2. Relationship of the Parties

Client and Consultant act as independent contractors. Nothing in these Terms creates a partnership, joint venture, or employment relationship. Consultant may provide similar services to other clients.

Client agrees not to solicit or hire Consultant’s employees or subcontractors to perform work outside Consultant’s engagement.


3. Client Responsibilities

Client agrees to:

  • Provide timely access to information, assets, accounts, and approvals
  • Define project requirements, including any accessibility, privacy, or regulatory needs
  • Review work promptly and provide feedback
  • Ensure content accuracy and completeness
  • Secure any required licenses, releases, or permissions for assets Client provides

Client is responsible for its own legal compliance, including ADA, GDPR, CCPA, or other regulatory requirements, unless such compliance is expressly included in the scope of work.

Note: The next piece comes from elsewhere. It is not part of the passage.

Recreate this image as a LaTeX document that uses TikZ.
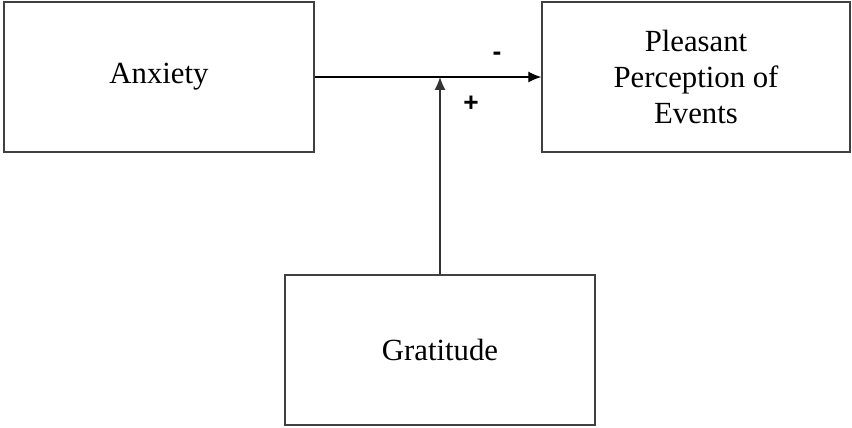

4. Ownership and Usage Rights

Consultant retains ownership of all work until payment is received.

Upon payment, Consultant grants Client a perpetual, non-exclusive license to use the final, paid deliverables for Client’s business purposes.

Consultant retains ownership of:

  • Pre-existing tools, frameworks, processes, and code
  • Internal build systems, repositories, and workflows
  • Project concepts, drafts, and unused creative
  • Materials developed outside the paid scope

Consultant may display the completed project in portfolios and marketing materials.


5. Schedule and Delivery

Consultant will make reasonable efforts to meet project timelines. Delays caused by Client, third-party services, technical obstacles, or unforeseen events may extend delivery timelines.

Work may be paused or rescheduled if Client becomes unresponsive or fails to provide required information.

Final delivery may be withheld until outstanding invoices are paid.


6. Quality Assurance

Client agrees to review and test deliverables within fifteen (15) days of delivery. After this review period, work is deemed accepted.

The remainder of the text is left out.